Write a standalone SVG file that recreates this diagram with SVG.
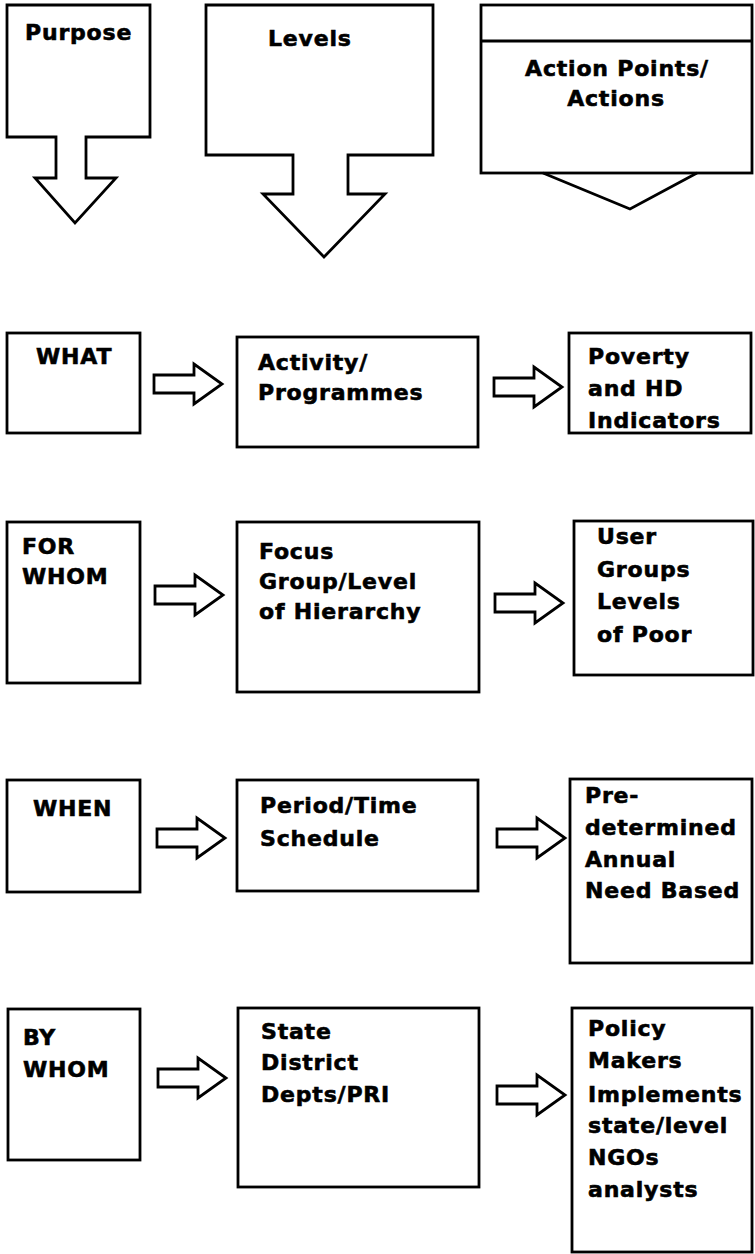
<svg xmlns="http://www.w3.org/2000/svg" width="755" height="1254" viewBox="0 0 755 1254">
<style>
.s{fill:#fff;stroke:#000;stroke-width:2.8;stroke-linejoin:miter}
.o{fill:none;stroke:#000;stroke-width:2.8}
.t{font-family:"DejaVu Sans","Liberation Sans",sans-serif;font-weight:bold;font-size:22px;letter-spacing:0.8px;fill:#000;stroke:#000;stroke-width:0.6}
.c{text-anchor:middle}
</style>
<defs>
<path id="arr" d="M0,-9 H40 V-20 L68,0 L40,20 V9 H0 Z"/>
</defs>
<rect width="755" height="1254" fill="#fff"/>

<g id="purpose">
<path class="s" d="M7,5 H150 V137 H86 V178 H116 L75,223 L35,178 H56 V137 H7 Z"/>
<text class="t" x="25" y="40">Purpose</text>
</g>
<g id="levels">
<path class="s" d="M206,5 H433 V155 H348 V194 H385 L324,257 L263,194 H293 V155 H206 Z"/>
<text class="t" x="268" y="46">Levels</text>
</g>
<g id="actions">
<rect class="s" x="481" y="5" width="271" height="168"/>
<path class="o" d="M481,41 H752 M543,173 L630,209 L697,173"/>
<text class="t c" x="617" y="76">Action Points/</text>
<text class="t c" x="616" y="106">Actions</text>
</g>

<g id="what">
<rect class="s" x="7" y="333" width="133" height="100"/>
<text class="t" x="36" y="364">WHAT</text>
</g>
<g id="activity">
<rect class="s" x="237" y="337" width="241" height="110"/>
<text class="t" x="258" y="370">Activity/</text>
<text class="t" x="258" y="400">Programmes</text>
</g>
<g id="poverty">
<rect class="s" x="569" y="333" width="182" height="100"/>
<text class="t" x="588" y="364">Poverty</text>
<text class="t" x="588" y="396">and HD</text>
<text class="t" x="588" y="428">Indicators</text>
</g>

<g id="forwhom">
<rect class="s" x="7" y="522" width="133" height="161"/>
<text class="t" x="22" y="554">FOR</text>
<text class="t" x="22" y="584">WHOM</text>
</g>
<g id="focus">
<rect class="s" x="237" y="522" width="242" height="170"/>
<text class="t" x="259" y="559">Focus</text>
<text class="t" x="259" y="589">Group/Level</text>
<text class="t" x="259" y="619">of Hierarchy</text>
</g>
<g id="user">
<rect class="s" x="574" y="521" width="179" height="154"/>
<text class="t" x="597" y="544">User</text>
<text class="t" x="597" y="577">Groups</text>
<text class="t" x="597" y="609">Levels</text>
<text class="t" x="597" y="642">of Poor</text>
</g>

<g id="when">
<rect class="s" x="7" y="780" width="133" height="112"/>
<text class="t" x="33" y="816">WHEN</text>
</g>
<g id="period">
<rect class="s" x="237" y="780" width="241" height="111"/>
<text class="t" x="260" y="813">Period/Time</text>
<text class="t" x="260" y="846">Schedule</text>
</g>
<g id="predetermined">
<rect class="s" x="570" y="779" width="182" height="184"/>
<text class="t" x="585" y="803">Pre-</text>
<text class="t" x="585" y="835">determined</text>
<text class="t" x="585" y="867">Annual</text>
<text class="t" x="585" y="898">Need Based</text>
</g>

<g id="bywhom">
<rect class="s" x="8" y="1009" width="132" height="151"/>
<text class="t" x="23" y="1045">BY</text>
<text class="t" x="23" y="1077">WHOM</text>
</g>
<g id="state">
<rect class="s" x="238" y="1008" width="241" height="179"/>
<text class="t" x="261" y="1039">State</text>
<text class="t" x="261" y="1070">District</text>
<text class="t" x="261" y="1102">Depts/PRI</text>
</g>
<g id="policy">
<rect class="s" x="572" y="1008" width="180" height="244"/>
<text class="t" x="588" y="1036">Policy</text>
<text class="t" x="588" y="1068">Makers</text>
<text class="t" x="588" y="1102">Implements</text>
<text class="t" x="588" y="1133">state/level</text>
<text class="t" x="588" y="1165">NGOs</text>
<text class="t" x="588" y="1197">analysts</text>
</g>

<g id="connectors">
<use href="#arr" class="s" x="154" y="384"/>
<use href="#arr" class="s" x="494" y="387"/>
<use href="#arr" class="s" x="155" y="595"/>
<use href="#arr" class="s" x="495" y="603"/>
<use href="#arr" class="s" x="157" y="838"/>
<use href="#arr" class="s" x="497" y="838"/>
<use href="#arr" class="s" x="158" y="1078"/>
<use href="#arr" class="s" x="497" y="1095"/>
</g>
</svg>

§ **WHAT THE TASK REQUIRES**
Omitting all images, print the listing exactly.

§ **TASK SOLUTION**
Write a standalone SVG file that recreates this diagram with SVG.
<svg xmlns="http://www.w3.org/2000/svg" width="755" height="1254" viewBox="0 0 755 1254">
<style>
.s{fill:#fff;stroke:#000;stroke-width:2.8;stroke-linejoin:miter}
.o{fill:none;stroke:#000;stroke-width:2.8}
.t{font-family:"DejaVu Sans","Liberation Sans",sans-serif;font-weight:bold;font-size:22px;letter-spacing:0.8px;fill:#000;stroke:#000;stroke-width:0.6}
.c{text-anchor:middle}
</style>
<defs>
<path id="arr" d="M0,-9 H40 V-20 L68,0 L40,20 V9 H0 Z"/>
</defs>
<rect width="755" height="1254" fill="#fff"/>

<g id="purpose">
<path class="s" d="M7,5 H150 V137 H86 V178 H116 L75,223 L35,178 H56 V137 H7 Z"/>
<text class="t" x="25" y="40">Purpose</text>
</g>
<g id="levels">
<path class="s" d="M206,5 H433 V155 H348 V194 H385 L324,257 L263,194 H293 V155 H206 Z"/>
<text class="t" x="268" y="46">Levels</text>
</g>
<g id="actions">
<rect class="s" x="481" y="5" width="271" height="168"/>
<path class="o" d="M481,41 H752 M543,173 L630,209 L697,173"/>
<text class="t c" x="617" y="76">Action Points/</text>
<text class="t c" x="616" y="106">Actions</text>
</g>

<g id="what">
<rect class="s" x="7" y="333" width="133" height="100"/>
<text class="t" x="36" y="364">WHAT</text>
</g>
<g id="activity">
<rect class="s" x="237" y="337" width="241" height="110"/>
<text class="t" x="258" y="370">Activity/</text>
<text class="t" x="258" y="400">Programmes</text>
</g>
<g id="poverty">
<rect class="s" x="569" y="333" width="182" height="100"/>
<text class="t" x="588" y="364">Poverty</text>
<text class="t" x="588" y="396">and HD</text>
<text class="t" x="588" y="428">Indicators</text>
</g>

<g id="forwhom">
<rect class="s" x="7" y="522" width="133" height="161"/>
<text class="t" x="22" y="554">FOR</text>
<text class="t" x="22" y="584">WHOM</text>
</g>
<g id="focus">
<rect class="s" x="237" y="522" width="242" height="170"/>
<text class="t" x="259" y="559">Focus</text>
<text class="t" x="259" y="589">Group/Level</text>
<text class="t" x="259" y="619">of Hierarchy</text>
</g>
<g id="user">
<rect class="s" x="574" y="521" width="179" height="154"/>
<text class="t" x="597" y="544">User</text>
<text class="t" x="597" y="577">Groups</text>
<text class="t" x="597" y="609">Levels</text>
<text class="t" x="597" y="642">of Poor</text>
</g>

<g id="when">
<rect class="s" x="7" y="780" width="133" height="112"/>
<text class="t" x="33" y="816">WHEN</text>
</g>
<g id="period">
<rect class="s" x="237" y="780" width="241" height="111"/>
<text class="t" x="260" y="813">Period/Time</text>
<text class="t" x="260" y="846">Schedule</text>
</g>
<g id="predetermined">
<rect class="s" x="570" y="779" width="182" height="184"/>
<text class="t" x="585" y="803">Pre-</text>
<text class="t" x="585" y="835">determined</text>
<text class="t" x="585" y="867">Annual</text>
<text class="t" x="585" y="898">Need Based</text>
</g>

<g id="bywhom">
<rect class="s" x="8" y="1009" width="132" height="151"/>
<text class="t" x="23" y="1045">BY</text>
<text class="t" x="23" y="1077">WHOM</text>
</g>
<g id="state">
<rect class="s" x="238" y="1008" width="241" height="179"/>
<text class="t" x="261" y="1039">State</text>
<text class="t" x="261" y="1070">District</text>
<text class="t" x="261" y="1102">Depts/PRI</text>
</g>
<g id="policy">
<rect class="s" x="572" y="1008" width="180" height="244"/>
<text class="t" x="588" y="1036">Policy</text>
<text class="t" x="588" y="1068">Makers</text>
<text class="t" x="588" y="1102">Implements</text>
<text class="t" x="588" y="1133">state/level</text>
<text class="t" x="588" y="1165">NGOs</text>
<text class="t" x="588" y="1197">analysts</text>
</g>

<g id="connectors">
<use href="#arr" class="s" x="154" y="384"/>
<use href="#arr" class="s" x="494" y="387"/>
<use href="#arr" class="s" x="155" y="595"/>
<use href="#arr" class="s" x="495" y="603"/>
<use href="#arr" class="s" x="157" y="838"/>
<use href="#arr" class="s" x="497" y="838"/>
<use href="#arr" class="s" x="158" y="1078"/>
<use href="#arr" class="s" x="497" y="1095"/>
</g>
</svg>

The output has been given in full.